The India Meteorological Department (IMD) said that the withdrawal of monsoons might begin after September 17, although it has started to show signs of weakening with reduced rainfall over north-western states.
According to the weather department, a western disturbance is likely to increase rainfall activity over north-western India from 13 September, which could further delay its withdrawal.
“Rains are subdued in West and Central India, but there will be enhanced rainfall in north-west due to a western disturbance from 13 September. It will remain so for three days, after which conditions would start developing for its withdrawal. It is likely that the monsoon will not retreat anytime this week,” said Charan Singh, scientist, National Weather Forecasting Centre, IMD.

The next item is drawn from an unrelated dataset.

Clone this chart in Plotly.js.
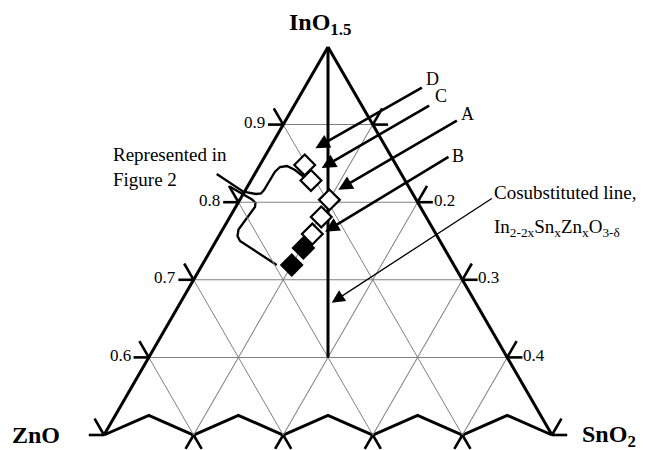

With Jharkhand, west Rajasthan, Gujarat, North-East and parts of Andhra Pradesh and Karnataka still witnessing below normal rains, the overall monsoon deficit of the country stands at 8%. Out of total 36 sub-divisions, as many as 26 have witnessed normal rains, while nine continue to remain rain-deficient and only Kerala has recorded excess rains.
The monthly deficit has increased from 5% in June, to 5.8% in July and 7.6% in August.
According to the weather forecast, a low pressure area is likely to develop over North-West Bay of Bengal around 18 September, which would bring rainfall over Odisha, Chhattisgarh and parts of Central and peninsular India. However, intensity of rainfall is not expected to be high and reduce subsequently.